Living

Teen challenges perception that barbershoppers are just old men

Stephan Brannan has never frequented a soda shoppe, referred to the females at his high school as "gals" or set a date for his retirement, but he's found a brotherhood with those who have.

At 17 years old, he's the youngest member of the Hilton Head Island Barbershop Harmony Society by at least a couple of decades - an anomaly in a cappella.

"A lot of people think, 'Oh those barbershoppers are just a bunch of old guys,' but it's not just old people," Brannan said during a break at one of the group's recent practices at the Country Club of Hilton Head. "Anybody can sing. I don't think the age difference really matters, because a lot of these guys have the spirits of teenagers, even though they're a lot older. It's really cool."

That perspective and enthusiasm is music to the ears of members in the aging chorus, who want to attract more young men like Brannan to their music fraternity. Brannan found out about the barbershoppers through his choir director at church, who found out one of the quartets needed a tenor. The group consists mostly of men in their late 50s to early 60s, with a few outliers, but they are hoping that will soon change.

At the end of July, the Hilton Head barbershoppers are prepared to send 10 area high school boys to the annual Dixie District Harmony Explosion Camp at Clemson University for barbershop style singing classes, but Brannan has been the only student to accept a scholarship and commit to the four-day camp so far. More than 150 boys from South Carolina and surrounding states are expected to attend.

"Like every organization in this world, if you don't get youth involved it's going to die," said Dick Stacy, who has been a member of the Hilton Head chapter for about five years now. "As the guys grow up and pass on, (barbershop) will disappear if there's not any enthusiasm left behind. It will fade away. The more young people we get, the better we're going to be. We need bolstering. Every chapter does."

Stacy said he first got involved as a barbershopper in New York in 1952, when a friend from work recommended he check out one of the practices. And like most who are now longtime members, he was hooked to the music and camaraderie from the start.
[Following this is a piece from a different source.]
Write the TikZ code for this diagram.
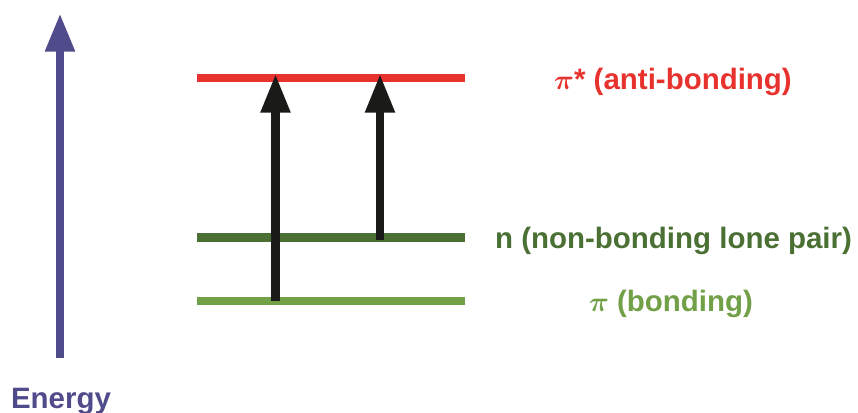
\documentclass[tikz,border=0pt]{standalone}
\usepackage{amsmath,amssymb}
\usepackage{xcolor}
\usepackage{fontspec}
\setmainfont{Liberation Sans}
\usepackage{tikz}
\usetikzlibrary{arrows.meta}

\definecolor{levred}{RGB}{232,50,46}
\definecolor{levdark}{RGB}{74,112,52}
\definecolor{levlight}{RGB}{113,160,70}
\definecolor{energyblue}{RGB}{80,75,138}
\definecolor{transblack}{RGB}{26,26,24}

\begin{document}
\begin{tikzpicture}[x=0.75pt, y=0.75pt]
  \tikzstyle{level} = [line width=6.4pt]
  \tikzstyle{levtext} = [font=\fontsize{22.1}{25}\selectfont\bfseries, anchor=base, inner sep=0pt]
  \tikzstyle{excite} = [line width=6.2pt, draw=transblack, -{Triangle[length=29pt,width=21pt]}]
  \tikzstyle{axis} = [line width=6.5pt, draw=energyblue, -{Triangle[length=28.8pt,width=21pt]}]
  \useasboundingbox (0,0) rectangle (858,413);

  % levels
  \coordinate (pistarL) at (197,335);
  \coordinate (pistarR) at (465,335);
  \coordinate (nL) at (197,175.5);
  \coordinate (nR) at (465,175.5);
  \coordinate (piL) at (197,112);
  \coordinate (piR) at (465,112);

  \draw [level, levred] (pistarL) -- (pistarR);
  \draw [level, levdark] (nL) -- (nR);
  \draw [level, levlight] (piL) -- (piR);

  \node (pistarlab) [levtext, text=levred] at (673,323.7) {$\boldsymbol{\pi}$* (anti-bonding)};
  \node (nlab) [levtext, text=levdark] at (673.5,164.7) {n (non-bonding lone pair)};
  \node (pilab) [levtext, text=levlight] at (671,101.3) {$\boldsymbol{\pi}$ (bonding)};

  % transitions
  \coordinate (pipi0) at (275.5,112);
  \coordinate (pipi1) at (275.5,339);
  \coordinate (npi0) at (380,173);
  \coordinate (npi1) at (380,339);
  \draw [excite] (pipi0) -- (pipi1);
  \draw [excite] (npi0) -- (npi1);

  % energy axis
  \node (energy) [levtext, text=energyblue] at (61,4.7) {Energy};
  \coordinate (ax0) at (60,55);
  \coordinate (ax1) at (60,399.7);
  \draw [axis] (ax0) -- (ax1);
\end{tikzpicture}
\end{document}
"Life has demands that you can't ignore, but outside of being a good husband and a good father, I don't know anything I'd rather do than this, because of what it does to you," Stacy, who sings bass, said. "For the 2 ½ to 3 hours that you're in rehearsal, you forget every problem. You're just mellow and floating and happy. I wish I had started when I was 16. It gives you a whole life back."

Judging from the barbershop organization's national and international membership, he is not alone in that sentiment. Since its formation in Bartlesville, Okla., 90 years ago, The Barbershop Harmony Society has grown to 30,000 members in 16 districts in the U.S. and also boasts chapters in eight foreign countries. Every year during the week of July 4, the society hosts an international convention in different cities of the U.S. and Canada. Last year's convention in Indianapolis drew 47 quartets and 30 choruses to competition.

"Some people like to sing, other people like to compete, but more than anything, I think we all just like to have a lot of fun," said Dick Tyrrell, who sings bass for the Hilton Head barbershoppers. He first joined the musical man movement in Cherry Hill, N.J., almost 20 years ago. "We don't have to set up amplifiers. We don't have instruments. We can sing anywhere and will take anyone who wants to join."

While some of their performances have been on stages, a lot of their vocalizing takes place in classrooms, homes, restaurants or wherever they are called. The group has serenaded their way through the Lowcountry, helping suitors find ways to say, "I'm sorry," "I love you" and so on in song. From locksmiths and doctors to soccer referees and retirees, barbershop draws a hodgepodge of gentlemen who are simply interested in harmony - a dynamic Brannan said is hard to come by in high school.

"There never seems to be any conflict," the teenage tenor said. "Everybody seems to be pretty good friends. At my school, a lot of people goof around about music and don't care about it, but this place actually has people who really care. I just feel really accepted."

Richard Melton, who sings bass for the chorus, said it's that same feeling of "home" that draws other barbershoppers and audience members in, too.

"You never hear anybody say, 'Oh no, the barbershop quartet is here. That ruins the evening,'" he said with a laugh. "It always brings a smile, no matter who you are. We're just average guys who enjoy singing all the time."